Woody Allen: “Great. That means I’ll have to sit through the Ice Capades again.”
To my mind, there are two likely outcomes to the showdown that modernity is having between the right to privacy and the amassed personal data now available in digital age:
Just as the Beastie Boys would for their right to party, people are going to fight like mad for their right to privacy. It’s already happening. Laws for privacy will stand, but we are so addicted to what interconnectivity can do for us that we will continue to willingly forfeit our privacy.
Some people will embrace that there is no such thing as privacy anymore. These people have never run out of things to say on a golf course or have have greater powers of denial than I. They simply hope that technological security will keep one step ahead of the digital- ne’er-do-wells. It hasn’t and it won’t. The announcement that the Pentagon’s Cyber Command plans to form thirteen offensive teams by 2015 should dispel us of that naive mindset.

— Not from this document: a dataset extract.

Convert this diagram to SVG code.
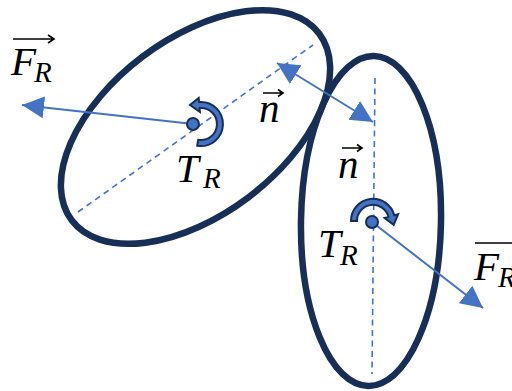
<svg xmlns="http://www.w3.org/2000/svg" width="512" height="391" viewBox="0 0 512 391">
<style>
.body{fill:none;stroke:#172f57;stroke-width:6.5}
.axis{fill:none;stroke:#4472c4;stroke-width:1.6;stroke-dasharray:6 4.5}
.force{fill:none;stroke:#4472c4;stroke-width:2}
.torque{fill:#4472c4;stroke:#172f57;stroke-width:2;stroke-linejoin:miter}
.pin{fill:#4472c4;stroke:#172f57;stroke-width:2}
.lbl{font-family:"Liberation Serif",serif;font-style:italic;fill:#000}
.big{font-size:41px}
.sub{font-size:29px}
.vec{fill:none;stroke:#000;stroke-width:1.6}
</style>
<defs>
<marker id="ah" markerUnits="userSpaceOnUse" markerWidth="24" markerHeight="24" viewBox="0 0 24 24" refX="22" refY="12" orient="auto-start-reverse">
<path d="M0,1 L22,12 L0,23 Z" fill="#4472c4"/>
</marker>
</defs>
<g id="body-left">
<ellipse class="body" cx="195.5" cy="127" rx="155" ry="88" transform="rotate(-37 195.5 127)"/>
<line class="axis" x1="78" y1="212" x2="313" y2="45"/>
</g>
<g id="body-right">
<ellipse class="body" cx="371" cy="221" rx="70" ry="165" transform="rotate(1 371 221)"/>
<line class="axis" x1="375" y1="78" x2="372" y2="374"/>
</g>
<g id="connectors">
<line class="force" x1="193" y1="124" x2="22" y2="105" marker-end="url(#ah)"/>
<line class="force" x1="277" y1="63" x2="373" y2="122" marker-start="url(#ah)" marker-end="url(#ah)"/>
<line class="force" x1="372" y1="222" x2="483" y2="308" marker-end="url(#ah)"/>
</g>
<g id="torque-left">
<path class="torque" d="M197.2,145.7 A22,22 0 1 0 199.1,102.1 L198.7,98 L190,105 L199.9,112 L199.6,108.1 A16,16 0 1 1 198.2,139.8 Z"/>
<circle class="pin" cx="193" cy="124" r="6"/>
</g>
<g id="torque-right">
<path class="torque" d="M351,221 A22,22 0 0 1 394.3,215.3 L398.1,214.3 L393.7,224.8 L384.6,217.9 L388.5,216.9 A16,16 0 0 0 357,221 Z"/>
<circle class="pin" cx="372" cy="222" r="6"/>
</g>
<g id="label-F-left">
<text class="lbl big" x="11" y="75">F</text>
<text class="lbl sub" x="34" y="82">R</text>
<path class="vec" d="M13,39 H54 M48,35 L54,39 L48,43"/>
</g>
<g id="label-T-left">
<text class="lbl big" x="176" y="182">T</text>
<text class="lbl sub" x="203" y="188">R</text>
</g>
<g id="label-n-left">
<text class="lbl big" x="259" y="122">n</text>
<path class="vec" d="M263,93 H283 M278,89.5 L283,93 L278,96.5"/>
</g>
<g id="label-n-right">
<text class="lbl big" x="338" y="178">n</text>
<path class="vec" d="M342,148 H362 M357,144.5 L362,148 L357,151.5"/>
</g>
<g id="label-T-right">
<text class="lbl big" x="318" y="257">T</text>
<text class="lbl sub" x="340" y="265">R</text>
</g>
<g id="label-F-right">
<text class="lbl big" x="474" y="280">F</text>
<text class="lbl sub" x="498" y="287">R</text>
<path class="vec" d="M475,243 H516"/>
</g>
</svg>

I’d like to suggest an alternative. We should become practiced in the wisdom of Rabbi Shimon, who taught that silence is healthy for us humans. Isn’t silence precisely the counterbalance to the pathology of needing to fill every moment with having something to say? Since the digital-age seems bent on preserving every idiotic thing we say along with the brilliant and quotable. I wonder about the moment in the not so distant future in which we have learned to accept that everything we say is heard and being recorded -will we also learn to be more intentional in what we say? Maybe then I’ll be allowed back on a golf course. Until then, the virtue of appreciating silence as wisdom is needed more than ever before.